- Born: Abram Henson Meadows March 10, 1859 Visalia, California, U.S.
- Died: December 9, 1932 (aged 73) Yuma, Arizona, U.S.

= Arizona Charlie =

American showman (1859–1932)

Abram Henson Meadows (March 10, 1860 – December 9, 1932), also known as Charlie Meadows and Arizona Charlie, was an American showman and sharpshooter, and a contemporary of "Buffalo Bill" Cody whose Wild West Show inspired Meadows to pursue his own performing career.

Meadows was born on March 10, 1859, along Elbow Creek near modern-day Visalia, California, the 6th of 12 children of John Meadows Sr.

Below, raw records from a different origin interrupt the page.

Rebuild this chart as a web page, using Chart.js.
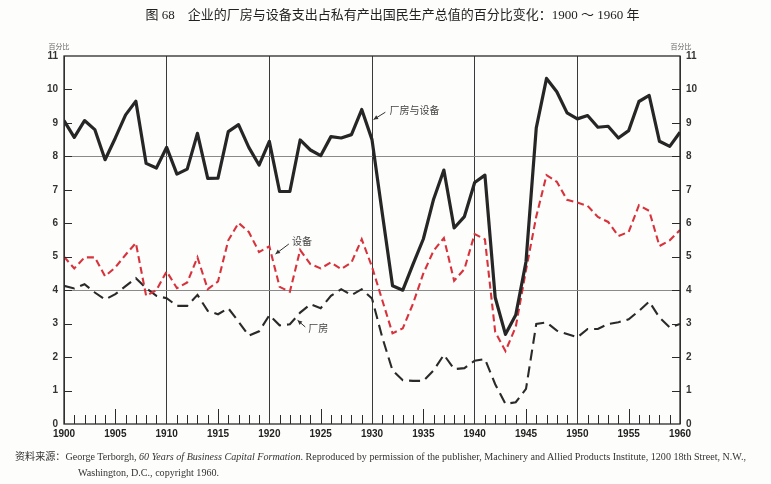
<!DOCTYPE html>
<html>
<head>
<meta charset="utf-8">
<script src="https://cdn.jsdelivr.net/npm/chart.js@4/dist/chart.umd.min.js"></script>
<style>
body{margin:0;background:#fdfdfb;}
#wrap{position:relative;width:771px;height:484px;overflow:hidden;}
#title{position:absolute;left:7px;width:771px;top:4px;text-align:center;font:13px "Liberation Serif","Noto Sans CJK SC",serif;color:#222;white-space:nowrap;}
#note{position:absolute;left:15px;top:449px;font:10.1px "Liberation Serif","Noto Sans CJK SC",serif;color:#333;line-height:16px;white-space:nowrap;}
#note .l2{padding-left:63px;}
canvas{position:absolute;left:0;top:0;}
</style>
</head>
<body>
<div id="wrap">
<canvas id="chart" width="771" height="484"></canvas>
<div id="title">图 68　企业的厂房与设备支出占私有产出国民生产总值的百分比变化：1900 ～ 1960 年</div>
<div id="note">资料来源：George Terborgh, <i>60 Years of Business Capital Formation</i>. Reproduced by permission of the publisher, Machinery and Allied Products Institute, 1200 18th Street, N.W.,<div class="l2">Washington, D.C., copyright 1960.</div></div>
</div>
<script>
// years and the three series (percent of private GNP)
const years = [1900,1901,1902,1903,1904,1905,1906,1907,1908,1909,
  1910,1911,1912,1913,1914,1915,1916,1917,1918,1919,
  1920,1921,1922,1923,1924,1925,1926,1927,1928,1929,
  1930,1931,1932,1933,1934,1935,1936,1937,1938,1939,
  1940,1941,1942,1943,1944,1945,1946,1947,1948,1949,
  1950,1951,1952,1953,1954,1955,1956,1957,1958,1959,1960];

const total = [9.07,8.57,9.07,8.8,7.9,8.55,9.24,9.65,7.79,7.65,
  8.27,7.47,7.62,8.69,7.34,7.35,8.74,8.95,8.27,7.74,
  8.45,6.95,6.95,8.49,8.19,8.02,8.59,8.55,8.65,9.4,
  8.5,6.3,4.13,4.0,4.78,5.53,6.72,7.59,5.86,6.2,
  7.22,7.44,3.78,2.68,3.26,4.85,8.85,10.33,9.93,9.3,
  9.12,9.22,8.87,8.9,8.55,8.77,9.64,9.82,8.45,8.3,8.72];

const equipment = [5.0,4.65,4.98,4.98,4.42,4.68,5.06,5.41,3.83,4.0,
  4.56,4.06,4.23,4.98,4.03,4.26,5.49,6.01,5.74,5.14,
  5.31,4.1,3.95,5.2,4.78,4.65,4.83,4.63,4.83,5.52,
  4.7,3.7,2.71,2.86,3.6,4.5,5.18,5.56,4.28,4.63,
  5.68,5.52,2.75,2.18,2.9,4.6,6.2,7.44,7.24,6.7,
  6.62,6.52,6.19,6.04,5.62,5.74,6.54,6.37,5.32,5.49,5.8];

const plant = [4.13,4.05,4.18,3.93,3.72,3.88,4.12,4.36,4.06,3.83,
  3.76,3.53,3.53,3.86,3.38,3.28,3.46,3.06,2.64,2.77,
  3.25,2.95,2.98,3.33,3.58,3.46,3.83,4.03,3.85,4.03,
  3.75,2.59,1.6,1.31,1.29,1.29,1.6,2.07,1.64,1.67,
  1.89,1.94,1.19,0.6,0.65,1.05,2.99,3.04,2.79,2.69,
  2.59,2.84,2.84,2.99,3.04,3.13,3.38,3.66,3.18,2.89,2.99];

const xTickLabels = ['1900','1905','1910','1915','1920','1925','1930','1935','1940','1945','1950','1955','1960'];
const yTicks = [0,1,2,3,4,5,6,7,8,9,10,11];

const pts = vals => vals.map((v,i)=>({x:years[i], y:v}));

// labels with arrows, in data units: text pos, arrow start, arrow tip
const notes = [
  {text:'厂房与设备', at:[1931.7,9.39], from:[1931.3,9.32], to:[1930.15,9.1]},
  {text:'设备', at:[1922.2,5.46], from:[1921.9,5.38], to:[1920.6,5.08]},
  {text:'厂房', at:[1923.8,2.85], from:[1923.5,2.9], to:[1922.75,3.1]}
];

const decor = {
  id:'decor',
  afterDatasetsDraw(chart){
    const {ctx, chartArea:a, scales:{x,y}} = chart;
    ctx.save();
    ctx.strokeStyle='#2b2b2b';
    ctx.lineWidth=1.3;
    ctx.strokeRect(a.left,a.top,a.right-a.left,a.bottom-a.top);
    // inward tick marks
    ctx.lineWidth=1;
    ctx.beginPath();
    x.ticks.forEach(t=>{
      if(t.value%10===0) return;
      const px = Math.round(x.getPixelForValue(t.value))+0.5;
      const len = t.value%5===0 ? 15 : 9;
      ctx.moveTo(px,a.bottom); ctx.lineTo(px,a.bottom-len);
    });
    y.ticks.forEach(t=>{
      if(t.value===0||t.value===11) return;
      const py = Math.round(y.getPixelForValue(t.value))+0.5;
      ctx.moveTo(a.left,py); ctx.lineTo(a.left+8,py);
      ctx.moveTo(a.right-8,py); ctx.lineTo(a.right,py);
    });
    ctx.stroke();
    // unit labels
    ctx.fillStyle='#666';
    ctx.font='7px "Noto Sans CJK SC"';
    ctx.textAlign='center';
    ctx.textBaseline='middle';
    ctx.fillText('百分比', a.left-5, a.top-10);
    ctx.fillText('百分比', a.right+1, a.top-10);
    // annotations
    ctx.font='10px "Noto Sans CJK SC"';
    ctx.textAlign='left';
    ctx.fillStyle='#444';
    ctx.strokeStyle='#333';
    notes.forEach(n=>{
      ctx.fillText(n.text, x.getPixelForValue(n.at[0]), y.getPixelForValue(n.at[1]));
      const x1=x.getPixelForValue(n.from[0]), y1=y.getPixelForValue(n.from[1]);
      const x2=x.getPixelForValue(n.to[0]), y2=y.getPixelForValue(n.to[1]);
      const ang=Math.atan2(y2-y1,x2-x1);
      ctx.beginPath(); ctx.moveTo(x1,y1); ctx.lineTo(x2,y2); ctx.stroke();
      ctx.beginPath();
      ctx.moveTo(x2,y2);
      ctx.lineTo(x2-5*Math.cos(ang-0.45), y2-5*Math.sin(ang-0.45));
      ctx.lineTo(x2-5*Math.cos(ang+0.45), y2-5*Math.sin(ang+0.45));
      ctx.closePath(); ctx.fillStyle='#333'; ctx.fill(); ctx.fillStyle='#444';
    });
    ctx.restore();
  }
};

new Chart(document.getElementById('chart'), {
  type:'line',
  data:{datasets:[
    {label:'厂房与设备', data:pts(total), borderColor:'#262626', borderWidth:3.2, borderJoinStyle:'round'},
    {label:'设备', data:pts(equipment), borderColor:'#d8333d', borderWidth:2.1, borderDash:[7,4]},
    {label:'厂房', data:pts(plant), borderColor:'#2a2a2a', borderWidth:2.1, borderDash:[11,6]}
  ]},
  options:{
    responsive:false, animation:false,
    elements:{point:{radius:0}, line:{tension:0, fill:false}},
    layout:{padding:{top:56, left:0, right:0, bottom:0}},
    plugins:{legend:{display:false}, title:{display:false}, tooltip:{enabled:false}},
    scales:{
      x:{type:'linear', min:1900, max:1960,
        afterFit:s=>{s.height=60;},
        ticks:{stepSize:1, autoSkip:false, maxRotation:0, padding:4, color:'#222',
          font:{family:'Liberation Sans', size:10, weight:'bold'},
          callback:v=>xTickLabels.includes(String(v)) ? String(v) : ''},
        grid:{drawTicks:false, lineWidth:1,
          color:c=>(c.tick && c.tick.value%10===0) ? '#3a3a3a' : 'rgba(0,0,0,0)'},
        border:{display:false}},
      y:{position:'left', min:0, max:11,
        afterFit:s=>{s.width=64;},
        afterBuildTicks:s=>{s.ticks=yTicks.map(v=>({value:v}));},
        ticks:{padding:6, color:'#333', font:{family:'Liberation Sans', size:10, weight:'bold'}},
        grid:{drawTicks:false, lineWidth:1,
          color:c=>(c.tick && (c.tick.value===4||c.tick.value===8)) ? '#8a8a8a' : 'rgba(0,0,0,0)'},
        border:{display:false}},
      y2:{position:'right', min:0, max:11,
        afterFit:s=>{s.width=91;},
        afterBuildTicks:s=>{s.ticks=yTicks.map(v=>({value:v}));},
        ticks:{padding:6, color:'#333', font:{family:'Liberation Sans', size:10, weight:'bold'}},
        grid:{display:false, drawTicks:false},
        border:{display:false}}
    }
  },
  plugins:[decor]
});
</script>
</body>
</html>
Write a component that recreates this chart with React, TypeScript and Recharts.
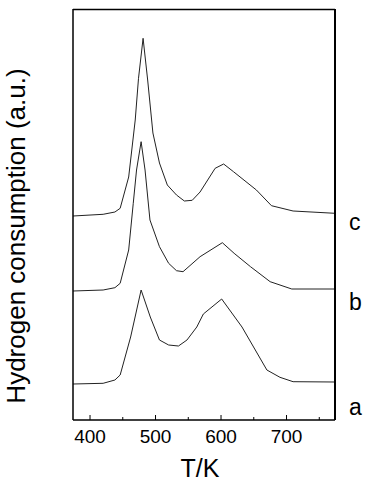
import { LineChart, Line, XAxis, YAxis, ReferenceLine } from 'recharts';

// TPR profiles, temperature in K vs hydrogen consumption (arbitrary units, curves offset)
const curveA = [
  { t: 374, v: 36 }, { t: 420, v: 36.7 }, { t: 438, v: 40 }, { t: 446, v: 45 },
  { t: 462, v: 83 }, { t: 478, v: 130 }, { t: 492, v: 103 }, { t: 506, v: 80 },
  { t: 520, v: 75 }, { t: 535, v: 74 }, { t: 548, v: 80 }, { t: 563, v: 93 },
  { t: 573, v: 106 }, { t: 601, v: 121 }, { t: 632, v: 93 }, { t: 670, v: 50 },
  { t: 690, v: 42.7 }, { t: 710, v: 38.3 }, { t: 774, v: 38 },
];

const curveB = [
  { t: 374, v: 129 }, { t: 420, v: 130 }, { t: 438, v: 132.3 }, { t: 446, v: 136.7 },
  { t: 459, v: 170 }, { t: 466, v: 216.7 }, { t: 471, v: 250 }, { t: 478, v: 278.3 },
  { t: 484, v: 250 }, { t: 491.5, v: 200 }, { t: 506, v: 173.3 }, { t: 520, v: 156.7 },
  { t: 532, v: 149.3 }, { t: 542, v: 148.3 }, { t: 568, v: 163.3 }, { t: 602, v: 177.3 },
  { t: 620, v: 166.7 }, { t: 645, v: 153.3 }, { t: 675, v: 138.3 }, { t: 708, v: 131 },
  { t: 774, v: 131 },
];

const curveC = [
  { t: 374, v: 204 }, { t: 420, v: 205.7 }, { t: 438, v: 208 }, { t: 446, v: 211.7 },
  { t: 459, v: 243 }, { t: 469, v: 300 }, { t: 474, v: 341.7 }, { t: 481, v: 381.7 },
  { t: 488, v: 340 }, { t: 496, v: 287 }, { t: 506, v: 257 }, { t: 518, v: 235 },
  { t: 532, v: 225 }, { t: 544, v: 219 }, { t: 556, v: 219.7 }, { t: 568, v: 228 },
  { t: 591, v: 251.7 }, { t: 604, v: 256 }, { t: 619, v: 248.3 }, { t: 654, v: 230 },
  { t: 677, v: 214.3 }, { t: 710, v: 209 }, { t: 774, v: 206.7 },
];

const xTicks = [400, 450, 500, 550, 600, 650, 700, 750];
const majorTicks = [400, 500, 600, 700];
const curveLabels = ['a', 'b', 'c'];
const curveLabelPos = [13, 118, 198];

const FONT = '"Liberation Sans", Arial, sans-serif';

const BottomTick = (props: any) => {
  const { x, y, payload } = props;
  const major = majorTicks.includes(payload.value);
  return (
    <g>
      <line x1={x} x2={x} y1={y} y2={y - (major ? 5 : 3)} stroke="#000" strokeWidth={1} />
      {major && (
        <text x={x} y={y + 10} dy="0.71em" textAnchor="middle" fontSize={19} fontFamily={FONT} fill="#000">
          {payload.value}
        </text>
      )}
    </g>
  );
};

export default function App() {
  return (
    <div style={{ position: 'absolute', left: 0, top: 0, width: 365, height: 482, background: '#fff' }}>
      <LineChart width={365} height={482} margin={{ top: 9, right: 0, bottom: 0, left: 0 }}>
        <XAxis
          dataKey="t"
          type="number"
          domain={[374, 774]}
          ticks={xTicks}
          tickSize={0}
          tickMargin={0}
          tick={<BottomTick />}
          height={62}
          axisLine={{ stroke: '#000', strokeWidth: 1.5 }}
          allowDataOverflow
          label={{
            content: () => (
              <text x={200} y={468} dy="0.35em" textAnchor="middle" fontSize={25} fontFamily={FONT} fill="#000">
                T/K
              </text>
            ),
          }}
        />
        <YAxis
          type="number"
          domain={[0, 411]}
          tick={false}
          tickLine={false}
          width={73}
          axisLine={{ stroke: '#000', strokeWidth: 1.5 }}
          label={{
            content: () => (
              <text
                x={16}
                y={236}
                dy="0.35em"
                textAnchor="middle"
                fontSize={26}
                fontFamily={FONT}
                fill="#000"
                transform="rotate(-90 16 236)"
              >
                Hydrogen consumption (a.u.)
              </text>
            ),
          }}
        />
        <YAxis
          yAxisId="r"
          orientation="right"
          type="number"
          domain={[0, 411]}
          tick={false}
          tickLine={false}
          width={30}
          axisLine={{ stroke: '#000', strokeWidth: 1.5 }}
        />
        <ReferenceLine y={410.5} stroke="#000" strokeWidth={1.5} ifOverflow="visible" />
        {curveLabelPos.map((pos, i) => (
          <ReferenceLine
            key={curveLabels[i]}
            y={pos}
            stroke="none"
            label={{ value: curveLabels[i], position: 'right', offset: 14, fontSize: 23, fontFamily: FONT, fill: '#000' }}
          />
        ))}
        <Line data={curveA} dataKey="v" type="linear" stroke="#222" strokeWidth={1} dot={false} isAnimationActive={false} />
        <Line data={curveB} dataKey="v" type="linear" stroke="#222" strokeWidth={1} dot={false} isAnimationActive={false} />
        <Line data={curveC} yAxisId="r" dataKey="v" type="linear" stroke="#222" strokeWidth={1} dot={false} isAnimationActive={false} />
      </LineChart>
      {/* right frame edge */}
      <div style={{ position: 'absolute', left: 334, top: 9, width: 1.5, height: 411, background: '#000', pointerEvents: 'none' }} />
    </div>
  );
}
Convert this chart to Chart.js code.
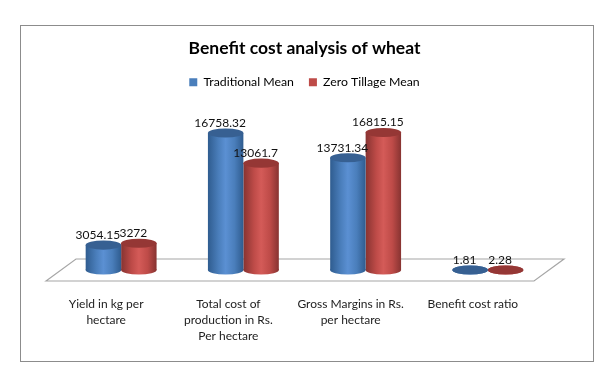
<!DOCTYPE html>
<html>
<head>
<meta charset="utf-8">
<script src="https://cdn.jsdelivr.net/npm/chart.js@4/dist/chart.umd.min.js"></script>
<style>
  html, body { margin: 0; padding: 0; background: #fff; }
  #wrap { position: relative; width: 613px; height: 385px; }
  #frame { position: absolute; left: 20px; top: 25px; width: 572px; height: 335px; border: 1px solid #8c8c8c; box-sizing: content-box; }
  canvas { position: absolute; left: 0; top: 0; }
</style>
</head>
<body>
<div id="wrap">
  <div id="frame"></div>
  <canvas id="chart" width="613" height="385"></canvas>
</div>
<script>
const categories = [
  ['Yield in kg per', 'hectare'],
  ['Total cost of', 'production in Rs.', 'Per hectare'],
  ['Gross Margins in Rs.', 'per hectare'],
  ['Benefit cost ratio'],
];
const traditionalMean = [3054.15, 16758.32, 13731.34, 1.81];
const zeroTillageMean = [3272, 13061.7, 16815.15, 2.28];

const FONT = 'Lato, "Open Sans", sans-serif';
const BAR_W = 35.5;
const RY = 4.6;

// edge / mid / highlight / top cap
const BLUE = ['#2f5c8f', '#4a7ebb', '#5b90d3', '#376092'];
const RED = ['#873331', '#be4b48', '#d45b58', '#953735'];

function sideGradient(ctx, cx, pal) {
  const g = ctx.createLinearGradient(cx - BAR_W / 2, 0, cx + BAR_W / 2, 0);
  g.addColorStop(0, pal[0]);
  g.addColorStop(0.3, pal[1]);
  g.addColorStop(0.5, pal[2]);
  g.addColorStop(0.75, pal[1]);
  g.addColorStop(1, pal[0]);
  return g;
}

function barFill(pal, side) {
  return (c) => {
    if (c.type !== 'data') return pal[1];
    const cx = c.chart.scales.x.getPixelForValue(c.dataIndex) + side * BAR_W / 2;
    return sideGradient(c.chart.ctx, cx, pal);
  };
}

const cylinders = {
  id: 'cylinders',
  beforeDatasetsDraw(chart) {
    const { ctx, chartArea: a, scales: { y } } = chart;
    const base = y.getPixelForValue(0);
    // floor
    ctx.save();
    ctx.beginPath();
    ctx.moveTo(a.left - 14, base + 11);
    ctx.lineTo(a.left + 16, base - 11);
    ctx.lineTo(a.right + 15, base - 11);
    ctx.lineTo(a.right - 15, base + 11);
    ctx.closePath();
    ctx.strokeStyle = '#a6a6a6';
    ctx.lineWidth = 1.2;
    ctx.stroke();
    // bottom caps
    chart.data.datasets.forEach((d, i) => {
      const pal = i === 0 ? BLUE : RED;
      chart.getDatasetMeta(i).data.forEach((bar) => {
        ctx.fillStyle = sideGradient(ctx, bar.x, pal);
        ctx.beginPath();
        ctx.ellipse(bar.x, base, BAR_W / 2, RY, 0, 0, Math.PI * 2);
        ctx.fill();
      });
    });
    ctx.restore();
  },
  afterDatasetsDraw(chart) {
    const { ctx } = chart;
    ctx.save();
    chart.data.datasets.forEach((d, i) => {
      const pal = i === 0 ? BLUE : RED;
      chart.getDatasetMeta(i).data.forEach((bar, j) => {
        ctx.fillStyle = pal[3];
        ctx.beginPath();
        ctx.ellipse(bar.x, bar.y, BAR_W / 2, RY, 0, 0, Math.PI * 2);
        ctx.fill();
        ctx.fillStyle = '#111';
        ctx.font = '12px ' + FONT;
        ctx.textAlign = 'center';
        ctx.textBaseline = 'middle';
        ctx.fillText(String(d.data[j]), bar.x - 5.5, bar.y - 10);
      });
    });
    ctx.restore();
  },
};

new Chart(document.getElementById('chart'), {
  type: 'bar',
  data: {
    labels: categories,
    datasets: [
      { label: 'Traditional Mean', data: traditionalMean, backgroundColor: barFill(BLUE, -1), borderWidth: 0 },
      { label: 'Zero Tillage Mean', data: zeroTillageMean, backgroundColor: barFill(RED, 1), borderWidth: 0 },
    ],
  },
  options: {
    responsive: false,
    animation: false,
    layout: { padding: { left: 60, right: 64, top: 38, bottom: 0 } },
    datasets: { bar: { categoryPercentage: 0.58, barPercentage: 1 } },
    plugins: {
      tooltip: { enabled: false },
      title: {
        display: true,
        text: 'Benefit cost analysis of wheat',
        color: '#000',
        font: { family: FONT, size: 17.5, weight: 'bold' },
        padding: { top: 0, bottom: 2 },
      },
      legend: {
        position: 'top',
        labels: {
          boxWidth: 8, boxHeight: 8, padding: 15,
          color: '#222',
          font: { family: FONT, size: 12.3 },
          generateLabels: (chart) => [
            { text: 'Traditional Mean', fillStyle: BLUE[1], lineWidth: 0, datasetIndex: 0 },
            { text: 'Zero Tillage Mean', fillStyle: RED[1], lineWidth: 0, datasetIndex: 1 },
          ],
        },
      },
    },
    scales: {
      x: {
        grid: { display: false },
        border: { display: false },
        afterFit(s) { s.height = 115; },
        ticks: {
          autoSkip: false, maxRotation: 0, minRotation: 0,
          color: '#222', padding: 18, labelOffset: -15,
          font: { family: FONT, size: 12, lineHeight: 1.33 },
        },
      },
      y: { display: false, min: 0, max: 21000 },
    },
  },
  plugins: [cylinders],
});
</script>
</body>
</html>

After Abraham Lincoln became president, his father changed his name to Charles to move the family to a ranch in Diamond Valley north of Payson, Arizona. On July 15, 1882, John Meadows Sr. was killed by a party of Cibecue Apaches led by Natiotish, who killed his elder brother Henry, leaving him the man of the house. In 1884 Charlie and John C. Chilson organized the Payson Rodeo, in Payson, Arizona which claims to be America's oldest continuous rodeo.

Meadows died on December 9, 1932, in Yuma, Arizona, at the age of 73.